▶ [Raw records]
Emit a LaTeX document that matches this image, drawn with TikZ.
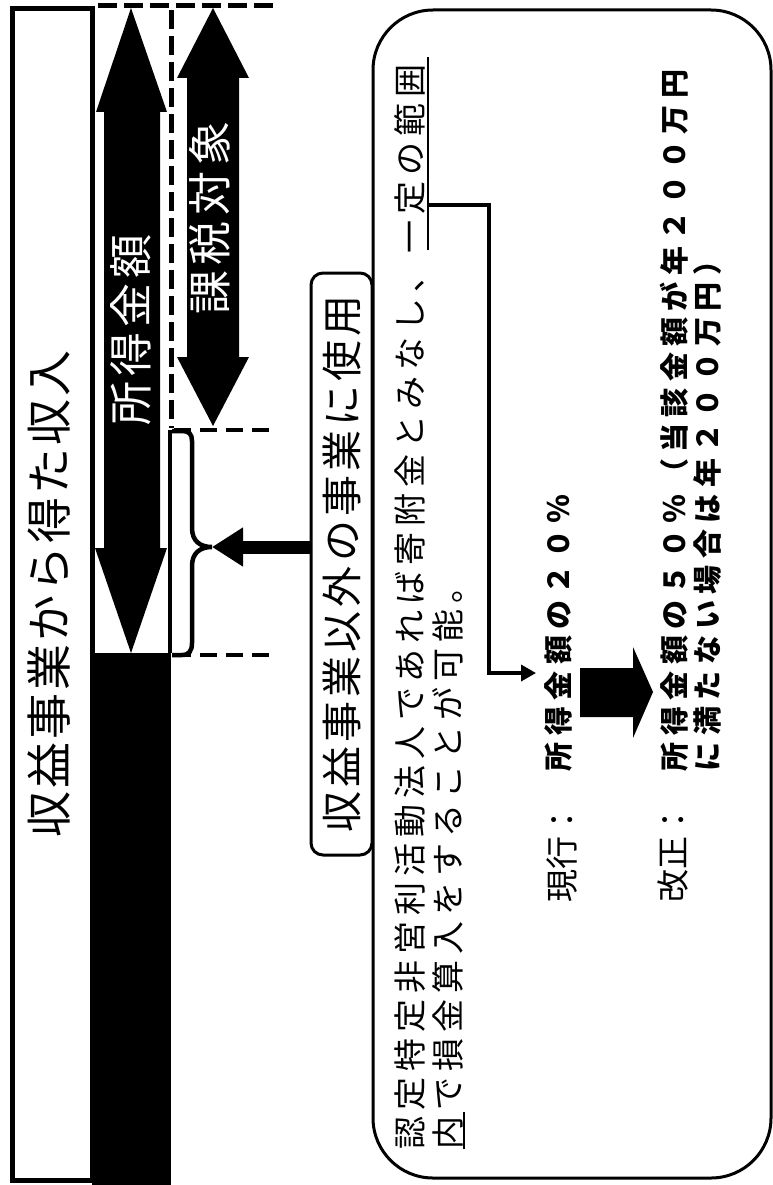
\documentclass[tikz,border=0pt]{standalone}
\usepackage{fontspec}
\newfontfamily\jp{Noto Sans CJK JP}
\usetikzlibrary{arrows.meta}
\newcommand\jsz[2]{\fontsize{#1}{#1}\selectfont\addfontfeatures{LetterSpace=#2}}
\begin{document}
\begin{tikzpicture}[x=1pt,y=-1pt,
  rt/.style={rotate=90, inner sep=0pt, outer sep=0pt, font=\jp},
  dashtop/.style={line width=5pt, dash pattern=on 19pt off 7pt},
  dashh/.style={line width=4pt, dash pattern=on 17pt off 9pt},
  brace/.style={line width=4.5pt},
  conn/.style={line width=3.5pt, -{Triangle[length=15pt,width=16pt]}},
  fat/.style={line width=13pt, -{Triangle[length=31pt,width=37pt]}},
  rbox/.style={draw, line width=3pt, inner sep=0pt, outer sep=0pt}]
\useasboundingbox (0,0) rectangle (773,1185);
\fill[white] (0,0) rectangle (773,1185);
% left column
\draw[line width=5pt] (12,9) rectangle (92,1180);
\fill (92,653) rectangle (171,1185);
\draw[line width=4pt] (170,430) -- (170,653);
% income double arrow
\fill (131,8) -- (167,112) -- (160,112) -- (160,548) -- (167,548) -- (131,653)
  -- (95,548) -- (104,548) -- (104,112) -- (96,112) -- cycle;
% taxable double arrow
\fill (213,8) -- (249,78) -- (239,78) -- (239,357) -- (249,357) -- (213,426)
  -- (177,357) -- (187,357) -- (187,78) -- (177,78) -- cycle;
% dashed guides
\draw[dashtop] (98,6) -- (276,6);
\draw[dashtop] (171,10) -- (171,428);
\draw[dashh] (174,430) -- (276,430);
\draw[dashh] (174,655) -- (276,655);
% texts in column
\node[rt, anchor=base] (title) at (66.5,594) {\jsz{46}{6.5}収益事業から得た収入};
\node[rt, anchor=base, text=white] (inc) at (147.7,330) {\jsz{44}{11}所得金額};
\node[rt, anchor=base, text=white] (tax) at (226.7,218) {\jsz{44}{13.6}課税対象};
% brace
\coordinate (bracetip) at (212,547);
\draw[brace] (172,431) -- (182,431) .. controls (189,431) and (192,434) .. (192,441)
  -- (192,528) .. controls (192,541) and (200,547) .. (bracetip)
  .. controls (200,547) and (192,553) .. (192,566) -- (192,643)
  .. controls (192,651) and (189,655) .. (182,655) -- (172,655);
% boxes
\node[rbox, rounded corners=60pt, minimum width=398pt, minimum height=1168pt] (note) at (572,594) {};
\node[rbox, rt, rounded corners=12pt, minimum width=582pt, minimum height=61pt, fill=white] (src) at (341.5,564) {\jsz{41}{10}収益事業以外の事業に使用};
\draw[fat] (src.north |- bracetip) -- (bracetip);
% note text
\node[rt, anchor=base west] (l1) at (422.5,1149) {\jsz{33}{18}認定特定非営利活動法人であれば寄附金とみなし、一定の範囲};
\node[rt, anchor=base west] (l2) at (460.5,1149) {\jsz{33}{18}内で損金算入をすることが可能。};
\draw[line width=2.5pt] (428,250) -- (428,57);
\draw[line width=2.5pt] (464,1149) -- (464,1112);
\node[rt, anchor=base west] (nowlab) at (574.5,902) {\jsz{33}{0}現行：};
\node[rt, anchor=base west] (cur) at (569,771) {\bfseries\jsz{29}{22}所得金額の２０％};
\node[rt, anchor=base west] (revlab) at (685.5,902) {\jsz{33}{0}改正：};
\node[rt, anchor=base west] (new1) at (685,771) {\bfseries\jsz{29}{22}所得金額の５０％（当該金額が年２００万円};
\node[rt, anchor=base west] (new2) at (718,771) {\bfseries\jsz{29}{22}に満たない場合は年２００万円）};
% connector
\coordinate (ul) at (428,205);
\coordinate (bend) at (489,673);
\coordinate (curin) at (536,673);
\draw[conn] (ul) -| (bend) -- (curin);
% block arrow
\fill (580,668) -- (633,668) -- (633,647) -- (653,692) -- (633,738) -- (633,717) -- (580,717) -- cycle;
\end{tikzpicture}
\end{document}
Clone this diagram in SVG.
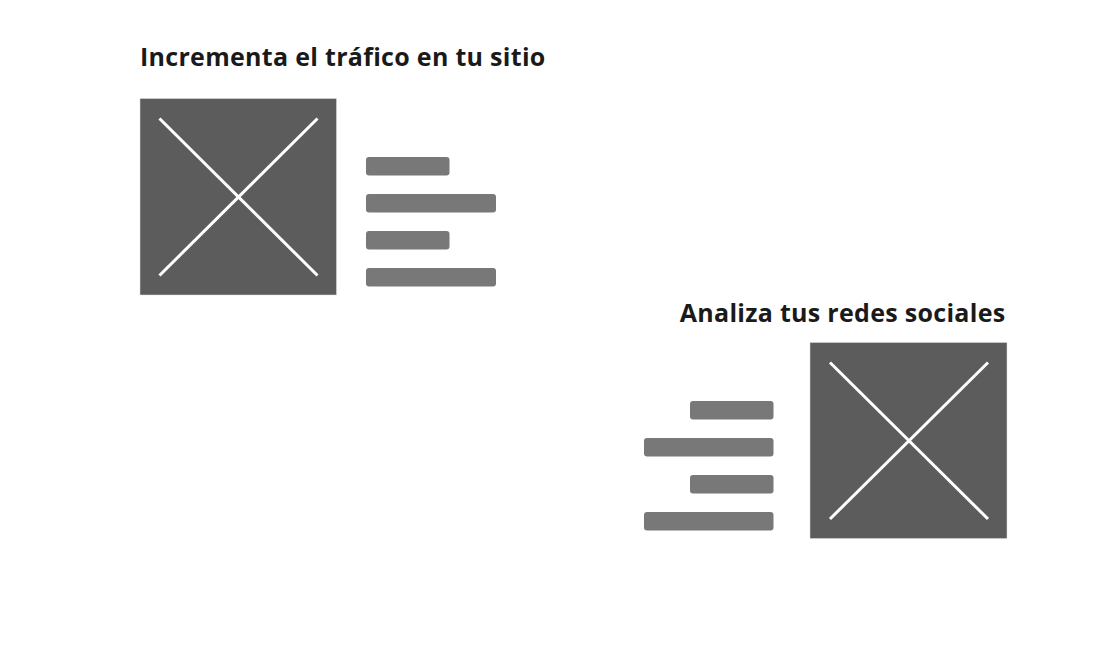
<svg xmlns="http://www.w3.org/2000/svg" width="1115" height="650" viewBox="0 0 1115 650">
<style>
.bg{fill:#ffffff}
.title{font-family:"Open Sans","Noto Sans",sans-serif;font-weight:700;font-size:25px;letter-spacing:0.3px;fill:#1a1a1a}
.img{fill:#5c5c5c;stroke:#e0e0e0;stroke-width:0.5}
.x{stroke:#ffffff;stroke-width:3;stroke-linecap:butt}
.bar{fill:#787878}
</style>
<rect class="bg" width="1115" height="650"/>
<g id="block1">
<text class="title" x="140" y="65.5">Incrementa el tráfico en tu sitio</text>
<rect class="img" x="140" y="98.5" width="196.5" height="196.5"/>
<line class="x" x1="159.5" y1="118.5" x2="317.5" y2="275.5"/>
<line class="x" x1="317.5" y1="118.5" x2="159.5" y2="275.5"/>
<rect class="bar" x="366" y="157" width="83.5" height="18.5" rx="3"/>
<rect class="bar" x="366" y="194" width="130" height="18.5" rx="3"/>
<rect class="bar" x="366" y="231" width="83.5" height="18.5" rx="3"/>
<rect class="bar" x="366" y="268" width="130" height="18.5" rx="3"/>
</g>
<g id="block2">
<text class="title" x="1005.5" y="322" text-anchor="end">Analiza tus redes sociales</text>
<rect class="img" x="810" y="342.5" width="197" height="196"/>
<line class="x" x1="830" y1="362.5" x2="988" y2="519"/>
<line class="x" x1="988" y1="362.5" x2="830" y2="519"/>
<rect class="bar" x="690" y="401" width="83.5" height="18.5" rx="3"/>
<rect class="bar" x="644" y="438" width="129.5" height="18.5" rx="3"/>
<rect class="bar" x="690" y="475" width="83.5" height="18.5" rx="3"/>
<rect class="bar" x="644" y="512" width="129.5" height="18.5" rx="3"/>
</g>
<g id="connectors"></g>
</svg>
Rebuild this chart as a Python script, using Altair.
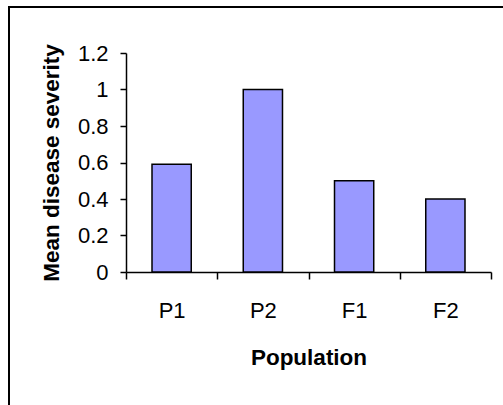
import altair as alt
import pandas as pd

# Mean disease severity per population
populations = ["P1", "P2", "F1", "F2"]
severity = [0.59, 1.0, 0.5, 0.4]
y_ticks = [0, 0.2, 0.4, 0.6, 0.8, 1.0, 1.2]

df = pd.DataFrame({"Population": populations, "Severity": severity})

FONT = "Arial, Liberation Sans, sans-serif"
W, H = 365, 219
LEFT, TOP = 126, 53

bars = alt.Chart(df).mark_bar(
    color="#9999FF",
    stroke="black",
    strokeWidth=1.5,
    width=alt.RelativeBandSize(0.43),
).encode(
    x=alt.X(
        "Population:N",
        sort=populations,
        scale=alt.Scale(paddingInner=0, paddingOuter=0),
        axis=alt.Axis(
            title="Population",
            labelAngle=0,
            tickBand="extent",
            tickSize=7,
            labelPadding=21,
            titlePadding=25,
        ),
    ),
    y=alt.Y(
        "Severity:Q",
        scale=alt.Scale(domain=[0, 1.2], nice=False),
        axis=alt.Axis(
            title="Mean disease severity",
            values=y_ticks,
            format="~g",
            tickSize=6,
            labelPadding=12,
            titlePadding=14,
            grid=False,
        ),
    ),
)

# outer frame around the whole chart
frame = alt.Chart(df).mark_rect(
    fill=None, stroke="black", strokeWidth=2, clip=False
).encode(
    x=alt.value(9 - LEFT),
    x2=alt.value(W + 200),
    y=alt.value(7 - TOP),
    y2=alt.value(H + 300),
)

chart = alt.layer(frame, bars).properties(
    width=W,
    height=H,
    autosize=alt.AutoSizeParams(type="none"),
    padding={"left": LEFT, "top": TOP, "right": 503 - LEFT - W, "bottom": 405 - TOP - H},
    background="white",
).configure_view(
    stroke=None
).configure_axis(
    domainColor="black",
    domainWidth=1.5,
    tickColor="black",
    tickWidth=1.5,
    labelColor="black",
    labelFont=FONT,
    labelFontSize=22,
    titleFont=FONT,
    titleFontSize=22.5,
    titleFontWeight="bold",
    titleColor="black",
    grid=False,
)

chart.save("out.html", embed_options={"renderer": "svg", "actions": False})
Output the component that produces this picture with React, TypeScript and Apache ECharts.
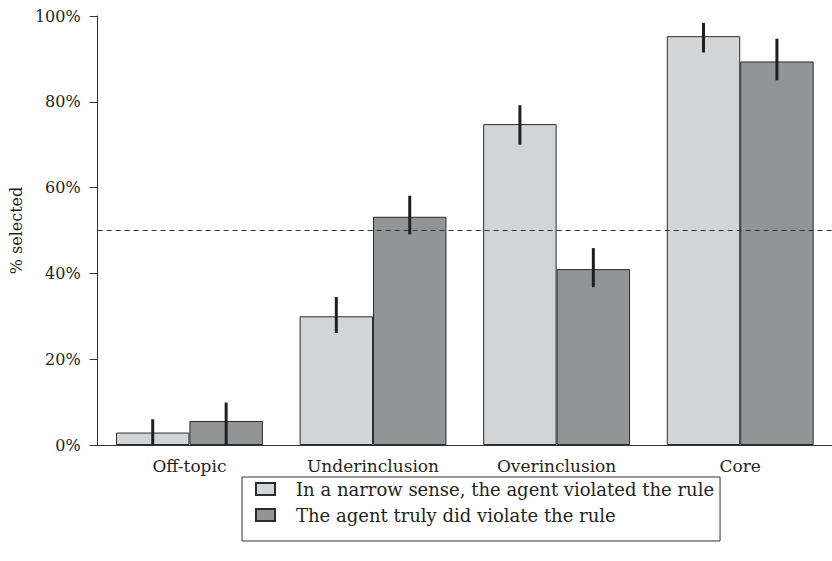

▶ [Task]
Reproduce exactly the lines above starting at the line containing "Clone this diagram in SVG." and ending at the line containing "import pandas as pd", including both, but not the pictures.

▶ [Output for this task]
Clone this diagram in SVG.
<svg xmlns="http://www.w3.org/2000/svg" width="1115" height="650" viewBox="0 0 1115 650">
<style>
.bg{fill:#ffffff}
.title{font-family:"Open Sans","Noto Sans",sans-serif;font-weight:700;font-size:25px;letter-spacing:0.3px;fill:#1a1a1a}
.img{fill:#5c5c5c;stroke:#e0e0e0;stroke-width:0.5}
.x{stroke:#ffffff;stroke-width:3;stroke-linecap:butt}
.bar{fill:#787878}
</style>
<rect class="bg" width="1115" height="650"/>
<g id="block1">
<text class="title" x="140" y="65.5">Incrementa el tráfico en tu sitio</text>
<rect class="img" x="140" y="98.5" width="196.5" height="196.5"/>
<line class="x" x1="159.5" y1="118.5" x2="317.5" y2="275.5"/>
<line class="x" x1="317.5" y1="118.5" x2="159.5" y2="275.5"/>
<rect class="bar" x="366" y="157" width="83.5" height="18.5" rx="3"/>
<rect class="bar" x="366" y="194" width="130" height="18.5" rx="3"/>
<rect class="bar" x="366" y="231" width="83.5" height="18.5" rx="3"/>
<rect class="bar" x="366" y="268" width="130" height="18.5" rx="3"/>
</g>
<g id="block2">
<text class="title" x="1005.5" y="322" text-anchor="end">Analiza tus redes sociales</text>
<rect class="img" x="810" y="342.5" width="197" height="196"/>
<line class="x" x1="830" y1="362.5" x2="988" y2="519"/>
<line class="x" x1="988" y1="362.5" x2="830" y2="519"/>
<rect class="bar" x="690" y="401" width="83.5" height="18.5" rx="3"/>
<rect class="bar" x="644" y="438" width="129.5" height="18.5" rx="3"/>
<rect class="bar" x="690" y="475" width="83.5" height="18.5" rx="3"/>
<rect class="bar" x="644" y="512" width="129.5" height="18.5" rx="3"/>
</g>
<g id="connectors"></g>
</svg>
Rebuild this chart as a Python script, using Altair.
import altair as alt
import pandas as pd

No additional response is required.